For any $n\ge 1$, let $A_n=k{Q}_n/I$, where $Q_n$ is the quiver

and $I=\left\{{\alpha }_1\beta ,\beta \gamma ,\gamma {\alpha }_1\right\}$. Then, the algebras $A_1$ and $A_n$ are related by by arrow removal for all $n\ge 2$; see [29] (Example 4.5). It follows from [30] (Proposition 4.4) and [15] (Proposition 5.4) that $A_1\subset A_n$ is a bounded extension with ${(A_n/A_1)}^{\otimes 2}=0$ and $\mathrm{pd}{(}_{A_1^e}(A_n/A_1))=0$. Applying Theorem 3, we have that $\left|\varphi \dim \left(A_n\right)-\varphi \dim \left(A_1\right)\right|\le 1$, and then, we deduce that $\varphi \dim \left(A_n\right)=1$ by the same argument as in Example 1.

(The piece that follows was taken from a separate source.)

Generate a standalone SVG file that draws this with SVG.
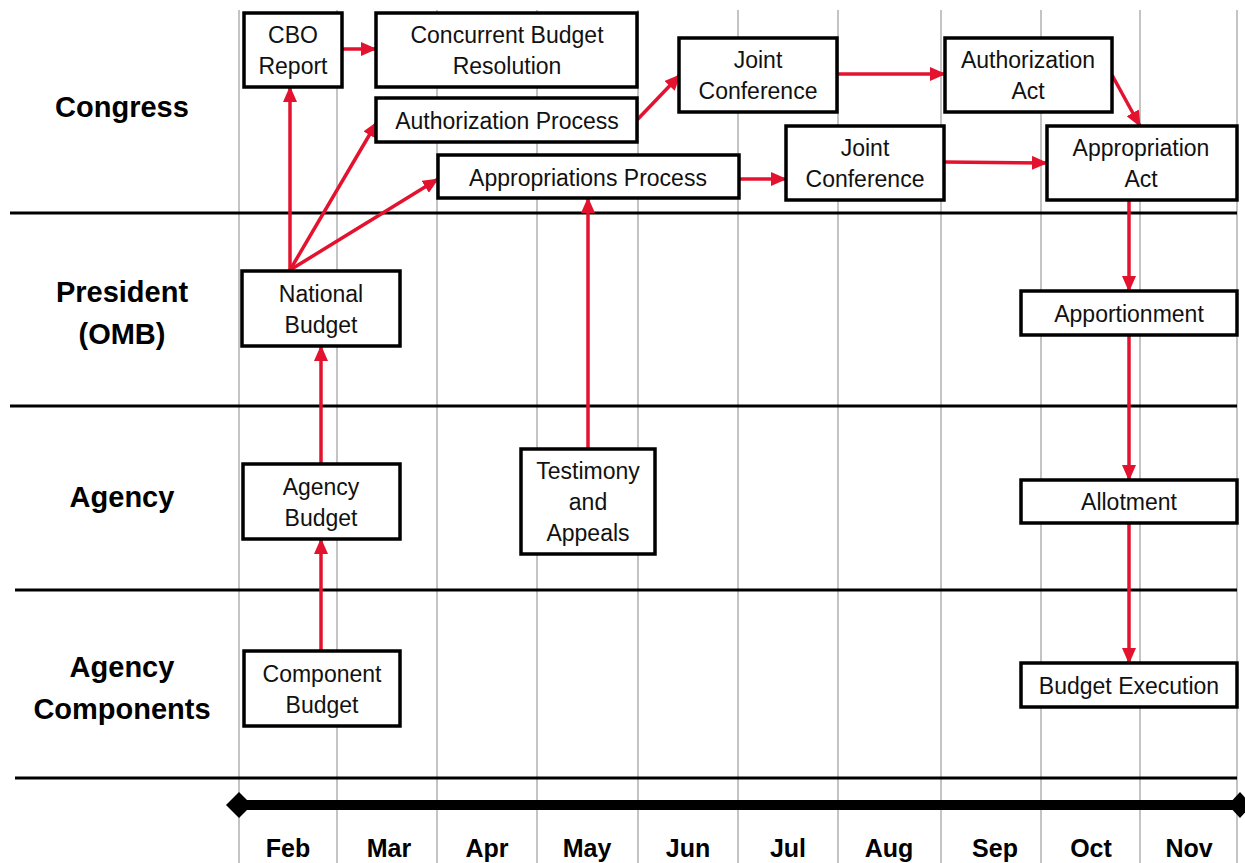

5. Conclusions and Future Work

We mainly investigate the behavior of the $\varphi$-dimension, a homological invariant arising from the Igusa–Todorov function, under singular equivalences of Morita-type with level. Our findings contribute to the study of the $\varphi$-dimension and can be applied to bounded extensions, Morita rings, triangular matrix algebras, and so on. In future work, we will consider other related homological invariants (such as the $\psi$-dimension and the delooping level) in the setting of singular equivalences of Morita-type with level.